The strike, or purchase, prices of stock options are significantly lower than prices in the secondary market. The pricing of stock options has a direct bearing on their effectiveness as incentives. The strike prices of stock options at public companies in China are generally lower than their prevailing market rates. The strike prices of restricted stock options in the announced plans of 91 companies in 2010 were mostly lower than prices in the secondary market, with the strike prices of 70% of these companies at only 50% of the prevailing prices of their stocks (on the announcement dates). Some were even less than 30%. It meant that top executives could easily pocket high premiums by the exercise deadlines — a significant departure from the intended purpose of stock-option incentives.

The exercise conditions are extremely lax.

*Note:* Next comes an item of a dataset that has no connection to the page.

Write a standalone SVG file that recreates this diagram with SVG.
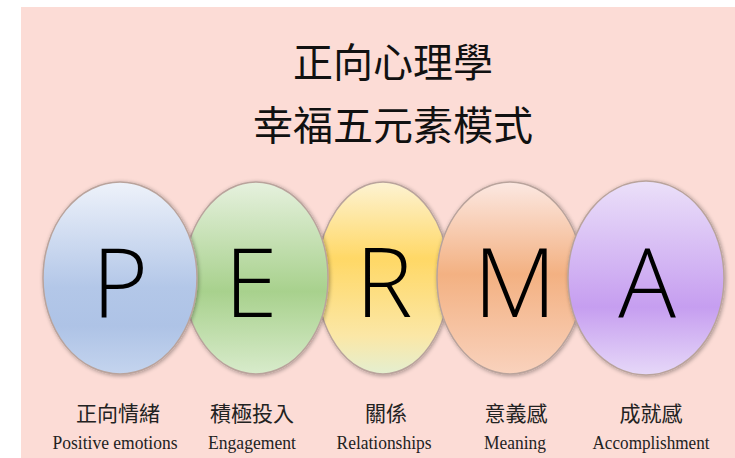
<svg xmlns="http://www.w3.org/2000/svg" width="735" height="458" viewBox="0 0 735 458">
<style>
.title{font-family:"Noto Sans CJK TC","Noto Sans CJK SC",sans-serif;font-size:40px;fill:#111;text-anchor:middle}
.letter{font-family:"Open Sans","Liberation Sans",sans-serif;font-size:96px;font-weight:300;fill:#000;text-anchor:middle}
.zh{font-family:"Noto Sans CJK TC","Noto Sans CJK SC",sans-serif;font-size:21px;fill:#222;text-anchor:middle}
.en{font-family:"Liberation Serif",serif;font-size:18px;fill:#222;text-anchor:middle}
.ell{stroke:#b9a39c;stroke-width:1.5;filter:url(#sh)}
</style>
<defs>
<filter id="sh" x="-10%" y="-10%" width="120%" height="120%">
<feGaussianBlur in="SourceAlpha" stdDeviation="2"/>
<feOffset dx="1" dy="1"/>
<feComponentTransfer><feFuncA type="linear" slope="0.35"/></feComponentTransfer>
<feMerge><feMergeNode/><feMergeNode in="SourceGraphic"/></feMerge>
</filter>
<linearGradient id="gP" x1="0" y1="0" x2="0" y2="1">
<stop offset="0" stop-color="#eef2fa"/><stop offset="0.55" stop-color="#b3c7e8"/><stop offset="0.75" stop-color="#aec3e6"/><stop offset="1" stop-color="#c4d4ee"/>
</linearGradient>
<linearGradient id="gE" x1="0" y1="0" x2="0" y2="1">
<stop offset="0" stop-color="#e6f1de"/><stop offset="0.57" stop-color="#a8d18d"/><stop offset="1" stop-color="#d8ebcb"/>
</linearGradient>
<linearGradient id="gR" x1="0" y1="0" x2="0" y2="1">
<stop offset="0" stop-color="#fdf3d3"/><stop offset="0.4" stop-color="#ffd866"/><stop offset="0.8" stop-color="#fbe7a6"/><stop offset="1" stop-color="#e4efd0"/>
</linearGradient>
<linearGradient id="gM" x1="0" y1="0" x2="0" y2="1">
<stop offset="0" stop-color="#fce8e2"/><stop offset="0.48" stop-color="#f3b182"/><stop offset="1" stop-color="#f9d2bd"/>
</linearGradient>
<linearGradient id="gA" x1="0" y1="0" x2="0" y2="1">
<stop offset="0" stop-color="#ebe0f9"/><stop offset="0.65" stop-color="#c69ef0"/><stop offset="1" stop-color="#e6d8f8"/>
</linearGradient>
</defs>
<rect x="0" y="0" width="735" height="458" fill="#ffffff"/>
<rect x="21" y="7" width="714" height="451" fill="#fcdcd6"/>
<g id="title">
<text class="title" x="393" y="77">正向心理學</text>
<text class="title" x="393" y="140">幸福五元素模式</text>
</g>
<g id="node-R">
<ellipse class="ell" cx="383" cy="278" rx="66" ry="96" fill="url(#gR)"/>
<text class="letter" x="384" y="317">R</text>
</g>
<g id="node-E">
<ellipse class="ell" cx="256" cy="278" rx="72" ry="96" fill="url(#gE)"/>
<text class="letter" x="251" y="317">E</text>
</g>
<g id="node-P">
<ellipse class="ell" cx="120" cy="278" rx="77" ry="96" fill="url(#gP)"/>
<text class="letter" x="120" y="317">P</text>
</g>
<g id="node-M">
<ellipse class="ell" cx="510" cy="278" rx="73" ry="96" fill="url(#gM)"/>
<text class="letter" x="515" y="317">M</text>
</g>
<g id="node-A">
<ellipse class="ell" cx="646" cy="278" rx="78" ry="97" fill="url(#gA)"/>
<text class="letter" x="647" y="317">A</text>
</g>
<g id="labels">
<text class="zh" x="118" y="421">正向情緒</text>
<text class="en" x="115" y="449" textLength="125" lengthAdjust="spacingAndGlyphs">Positive emotions</text>
<text class="zh" x="252" y="421">積極投入</text>
<text class="en" x="252" y="449" textLength="88" lengthAdjust="spacingAndGlyphs">Engagement</text>
<text class="zh" x="386" y="421">關係</text>
<text class="en" x="384" y="449" textLength="95" lengthAdjust="spacingAndGlyphs">Relationships</text>
<text class="zh" x="516" y="421">意義感</text>
<text class="en" x="515" y="449" textLength="62" lengthAdjust="spacingAndGlyphs">Meaning</text>
<text class="zh" x="651" y="421">成就感</text>
<text class="en" x="651" y="449" textLength="117" lengthAdjust="spacingAndGlyphs">Accomplishment</text>
</g>
<g id="connectors"/>
</svg>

For example, spiritsmaker Luzhou Laojiao Co. implemented stock options in 2010 with the condition that the options would not be exercisable if the company’s net profit failed to grow by more than 12% compared to the previous year. Given that the company’s net profit had posted a compound annual-growth rate higher than 33% in previous years, it would be hard to imagine that the options were an effective incentive. Some companies even artificially suppress or withhold their earnings prior to their stock-options implementation in order to lower the exercise conditions.